A Primal-Dual-Based Active Fault-Tolerant Control Scheme for Cyber-Physical Systems: Application to DC Microgrids
Wasif H. Syed, Juan E. Machado, Johannes Schiffer
TL;DR
This work addresses active fault-tolerant control for networked cyber-physical systems formed by strictly passive LTI subsystems. It casts post-fault operation as a constrained convex optimization and solves it online using an augmented primal-dual gradient dynamics (Aug-PDGD) that is tightly integrated with the plant through control-by-interconnection (CbI).
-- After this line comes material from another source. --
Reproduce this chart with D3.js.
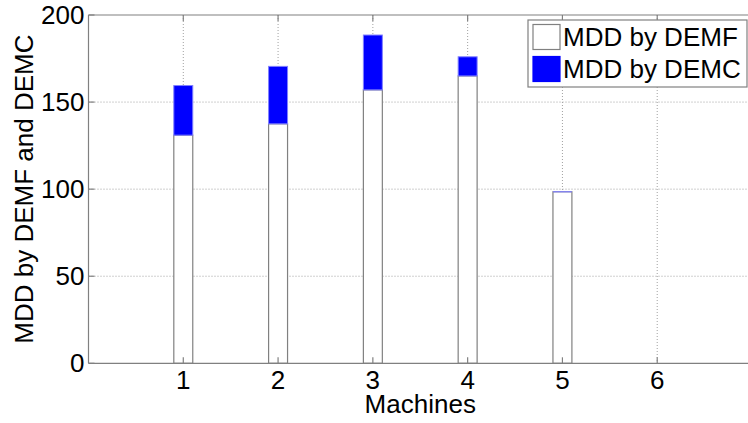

The design guarantees exponential convergence to the unique KKT-based post-fault equilibrium while enforcing network-wide constraints such as voltage and current bounds, and is validated on a DC microgrid example showing feasible, near pre-fault performance under faults. The framework provides a principled, energy-/cost-aware reconfiguration mechanism with explicit stability guarantees and invites future work on distributed implementations and hardware-in-the-loop validation.
Abstract
We consider the problem of active fault-tolerant control in cyber-physical systems composed of strictly passive linear-time invariant dynamic subsystems. We cast the problem as a constrained optimization problem and propose an augmented primal-dual gradient dynamics-based fault-tolerant control framework that enforces network-level constraints and provides optimality guarantees for the post-fault steady-state operation. By suitably interconnecting the primal-dual algorithm with the cyber-physical dynamics, we provide sufficient conditions under which the resulting closed-loop system possesses a unique and exponentially stable equilibrium point that satisfies the Karush--Kuhn--Tucker (KKT) conditions of the constrained problem. The framework's effectiveness is illustrated through numerical experiments on a DC microgrid.